A weekly source of software testing news


ISSUE #70 - August 26, 2018

Application of machine learning / artificial intelligence techniques to the field of software testing is a hot area these days. Let’s try to look past the hype to specific practical uses of ML/AI in testing, and consider the promise and the limits of this approach.

Topic: AI For Testing

Deep theoretical analysis of how ML could be used to develop testing tools that learn. The first post covers supervised/unsupervised vs reinforcement learning and its reward model. The second one goes deeper into Markov decision process as applied to a “gridworld” of features and bugs. The author illustrates (with Pac-Man example and working Python code) limitations and reasonable expectations of AI-based testing. Worth a read!



Examples of practical applications of AI in visual testing by Applitools, using ML for test failure analysis at Dell, “spidering” tools like Mabl that auto-generate testcases after learning your app, and then run the tests by diffing their results from expected output which was learned (like Testim).



Diffblue is an AI-based testcase generator that uses reinforcement learning and solver search techniques to make the ML system go beyond the training set of test examples, generalizing so it can produce new unit tests, given a codebase (only Java for now). Another AI-based tool, Security Risk Detection from Microsoft, uses constraint solving ML to increase test coverage through “whitebox fuzzing” of inputs.

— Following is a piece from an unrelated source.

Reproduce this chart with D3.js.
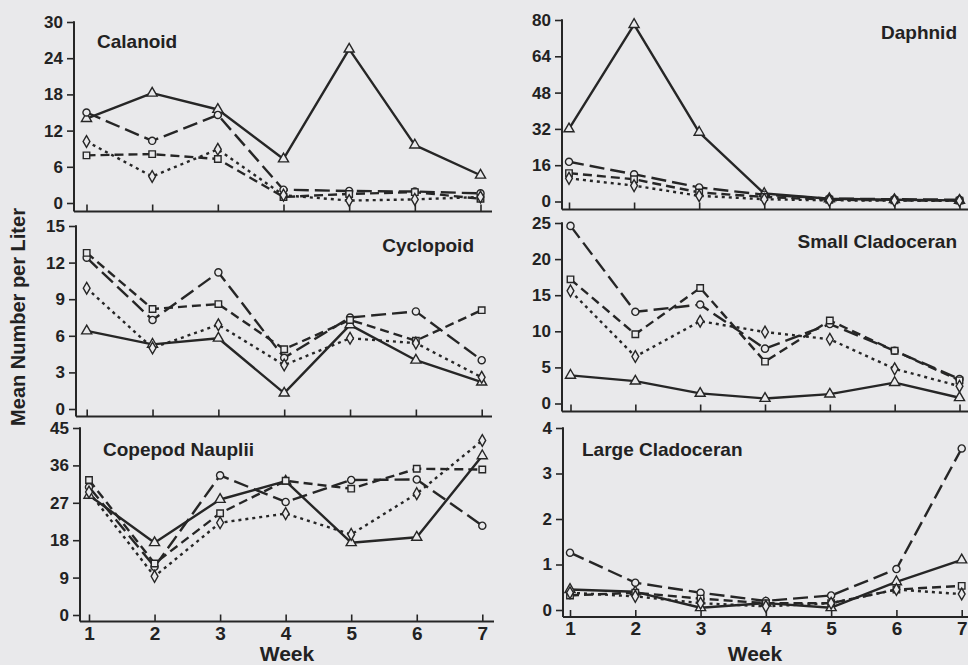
<!DOCTYPE html>
<html><head><meta charset="utf-8">
<script src="https://cdn.jsdelivr.net/npm/d3@7/dist/d3.min.js"></script>
<style>
html,body{margin:0;padding:0;background:#e9e9eb;}
svg{display:block;}
text{font-family:"Liberation Sans",Arial,Helvetica,sans-serif;font-weight:bold;fill:#222;}
</style></head>
<body>
<svg id="chart" width="968" height="665"></svg>
<script>
// ---------- data ----------
const weeks = [1, 2, 3, 4, 5, 6, 7];
const seriesKeys = ["solid", "longdash", "dash", "dotted"]; // triangle, circle, square, diamond

const calanoidSolid    = [14, 18.2, 15.5, 7.3, 25.5, 9.6, 4.6];
const calanoidLongdash = [15, 10.3, 14.6, 2.2, 2.0, 1.9, 1.6];
const calanoidDash     = [7.9, 8.1, 7.3, 1.0, 1.5, 1.8, 0.7];
const calanoidDotted   = [10.2, 4.4, 8.9, 1.3, 0.4, 0.6, 1.0];

const daphnidSolid    = [32, 78, 30.5, 3.5, 1.2, 0.8, 0.5];
const daphnidLongdash = [17.5, 12, 6.2, 3.0, 1.3, 1.0, 0.8];
const daphnidDash     = [12.5, 9.8, 4.0, 2.0, 0.8, 0.5, 0.4];
const daphnidDotted   = [10.2, 7.0, 2.5, 1.0, 0.5, 0.4, 0.3];

const cyclopoidSolid    = [6.4, 5.3, 5.8, 1.3, 6.9, 4.0, 2.2];
const cyclopoidLongdash = [12.4, 7.3, 11.2, 4.2, 7.5, 8.0, 4.0];
const cyclopoidDash     = [12.8, 8.2, 8.6, 4.9, 7.3, 5.6, 8.1];
const cyclopoidDotted   = [9.9, 5.0, 6.9, 3.6, 5.8, 5.4, 2.6];

const smallCladSolid    = [3.9, 3.1, 1.4, 0.7, 1.3, 2.9, 0.8];
const smallCladLongdash = [24.6, 12.7, 13.7, 7.6, 11.0, 7.3, 3.4];
const smallCladDash     = [17.2, 9.6, 16.0, 5.8, 11.5, 7.3, 3.2];
const smallCladDotted   = [15.6, 6.5, 11.4, 9.9, 8.9, 4.8, 2.4];

const naupliiSolid    = [28.8, 17.4, 27.8, 32.2, 17.4, 18.7, 38.3];
const naupliiLongdash = [30.8, 11.6, 33.6, 27.2, 32.5, 32.6, 21.5];
const naupliiDash     = [32.5, 12.4, 24.5, 32.3, 30.4, 35.2, 35.0];
const naupliiDotted   = [29.6, 9.3, 22.2, 24.4, 19.4, 29.2, 42.0];

const largeCladSolid    = [0.45, 0.4, 0.05, 0.15, 0.05, 0.62, 1.1];
const largeCladLongdash = [1.26, 0.6, 0.38, 0.2, 0.32, 0.9, 3.55];
const largeCladDash     = [0.32, 0.38, 0.25, 0.15, 0.15, 0.45, 0.53];
const largeCladDotted   = [0.38, 0.3, 0.15, 0.08, 0.15, 0.45, 0.35];

const calanoidTicks  = [0, 6, 12, 18, 24, 30];
const daphnidTicks   = [0, 16, 32, 48, 64, 80];
const cyclopoidTicks = [0, 3, 6, 9, 12, 15];
const smallCladTicks = [0, 5, 10, 15, 20, 25];
const naupliiTicks   = [0, 9, 18, 27, 36, 45];
const largeCladTicks = [0, 1, 2, 3, 4];

const panelTitles = ["Calanoid", "Daphnid", "Cyclopoid", "Small Cladoceran", "Copepod Nauplii", "Large Cladoceran"];

// ---------- layout ----------
const panels = [
  {title: panelTitles[0], ticks: calanoidTicks, data: [calanoidSolid, calanoidLongdash, calanoidDash, calanoidDotted],
   ax: 74, y0: 203, yTop: 22, axisY: 211.5, x1: 86.5, x7: 480.5, xEnd: 492, labels: false,
   tx: 97, ty: 48, anchor: "start"},
  {title: panelTitles[1], ticks: daphnidTicks, data: [daphnidSolid, daphnidLongdash, daphnidDash, daphnidDotted],
   ax: 562, y0: 201.5, yTop: 20, axisY: 209.5, x1: 569, x7: 959.5, xEnd: 968, labels: false,
   tx: 957, ty: 39, anchor: "end"},
  {title: panelTitles[2], ticks: cyclopoidTicks, data: [cyclopoidSolid, cyclopoidLongdash, cyclopoidDash, cyclopoidDotted],
   ax: 76, y0: 409, yTop: 226, axisY: 416.5, x1: 86.7, x7: 481.7, xEnd: 492, labels: false,
   tx: 474, ty: 252, anchor: "end"},
  {title: panelTitles[3], ticks: smallCladTicks, data: [smallCladSolid, smallCladLongdash, smallCladDash, smallCladDotted],
   ax: 562, y0: 403.5, yTop: 223, axisY: 411.5, x1: 570.5, x7: 959.5, xEnd: 968, labels: false,
   tx: 957, ty: 248, anchor: "end"},
  {title: panelTitles[4], ticks: naupliiTicks, data: [naupliiSolid, naupliiLongdash, naupliiDash, naupliiDotted],
   ax: 80, y0: 615, yTop: 428, axisY: 621.5, x1: 89, x7: 482.3, xEnd: 494, labels: true,
   tx: 103, ty: 456, anchor: "start"},
  {title: panelTitles[5], ticks: largeCladTicks, data: [largeCladSolid, largeCladLongdash, largeCladDash, largeCladDotted],
   ax: 563, y0: 610, yTop: 428, axisY: 617, x1: 570, x7: 961.7, xEnd: 968, labels: true,
   tx: 582, ty: 456, anchor: "start"}
];

const ink = "#262626";
const bg = "#e9e9eb";
const dashes = {solid: null, longdash: "15,6", dash: "9,5", dotted: "3,4"};
const symbols = {solid: d3.symbolTriangle, longdash: d3.symbolCircle, dash: d3.symbolSquare, dotted: d3.symbolDiamond};
const symSize = {solid: 44, longdash: 40, dash: 42, dotted: 40};

const svg = d3.select("#chart");
svg.append("rect").attr("width", 968).attr("height", 665).attr("fill", bg);

panels.forEach(p => {
  const maxT = p.ticks[p.ticks.length - 1];
  const x = d3.scaleLinear().domain([1, 7]).range([p.x1, p.x7]);
  const y = d3.scaleLinear().domain([0, maxT]).range([p.y0, p.yTop]);
  const g = svg.append("g");

  // y axis
  const ya = g.append("g").attr("transform", `translate(${p.ax},0)`)
    .call(d3.axisLeft(y).tickValues(p.ticks).tickSize(7).tickPadding(4).tickFormat(d3.format("d")));
  ya.select(".domain").remove();
  ya.selectAll(".tick line").attr("stroke", ink).attr("stroke-width", 1.6);
  ya.selectAll(".tick text").attr("font-size", 17).attr("font-weight", "bold")
    .attr("font-family", "Liberation Sans, Arial, sans-serif").attr("fill", ink);
  g.append("line").attr("x1", p.ax).attr("x2", p.ax).attr("y1", y(maxT) - 0.8).attr("y2", p.axisY)
    .attr("stroke", ink).attr("stroke-width", 2);

  // x axis
  const xa = g.append("g").attr("transform", `translate(0,${p.axisY})`)
    .call(d3.axisBottom(x).tickValues(weeks).tickSizeInner(-7).tickSizeOuter(0).tickPadding(5)
      .tickFormat(p.labels ? d3.format("d") : () => ""));
  xa.select(".domain").remove();
  xa.selectAll(".tick line").attr("stroke", ink).attr("stroke-width", 1.6);
  xa.selectAll(".tick text").attr("font-size", 19).attr("font-weight", "bold")
    .attr("font-family", "Liberation Sans, Arial, sans-serif").attr("fill", ink);
  g.append("line").attr("x1", p.ax).attr("x2", p.xEnd).attr("y1", p.axisY).attr("y2", p.axisY)
    .attr("stroke", ink).attr("stroke-width", 2);

  // lines
  const line = d3.line().x((d, i) => x(weeks[i])).y(d => y(d));
  p.data.forEach((vals, si) => {
    const key = seriesKeys[si];
    g.append("path").datum(vals).attr("d", line).attr("fill", "none")
      .attr("stroke", ink).attr("stroke-width", 2.4)
      .attr("stroke-dasharray", dashes[key]).attr("stroke-linejoin", "round");
  });
  // markers
  p.data.forEach((vals, si) => {
    const key = seriesKeys[si];
    const sym = d3.symbol().type(symbols[key]).size(symSize[key]);
    g.selectAll(null).data(vals).enter().append("path")
      .attr("d", sym)
      .attr("transform", (d, i) => `translate(${x(weeks[i])},${y(d)})`)
      .attr("fill", bg).attr("stroke", ink).attr("stroke-width", 1.4);
  });

  // title
  g.append("text").attr("x", p.tx).attr("y", p.ty).attr("text-anchor", p.anchor)
    .attr("font-size", 19).text(p.title);
});

// axis titles
svg.append("text").attr("x", 287).attr("y", 661).attr("text-anchor", "middle").attr("font-size", 21).text("Week");
svg.append("text").attr("x", 755).attr("y", 661).attr("text-anchor", "middle").attr("font-size", 21).text("Week");
svg.append("text").attr("transform", "translate(25,317) rotate(-90)").attr("text-anchor", "middle")
  .attr("font-size", 20).text("Mean Number per Liter");
</script>
</body></html>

Newcomers like Test.AI promise AI-powered testing through the GUI that automatically identifies testcases for web page elements and user workflows, and can tolerate frontend changes. That’s a beautiful vision, let’s see if the well-funded startup can get there. Their older post (under Appdiff name) explains how they train ML to recognize app state labels from 300k labeled screenshots.



Gaming company uses AI to proactively detect bugs as developers write code:


Netflix uses data science technique of predictive modeling to locate content that’s more likely to be buggy (poor recording, audio/video mismatch, subtitle snafus) so it can be tested by humans:



My beloved crowdsourced testing service, RainforestQA, hasn’t written a recent public post about the details of ML that is powering their framework; they have, however, written about the deficiencies in QA process on the Death Star.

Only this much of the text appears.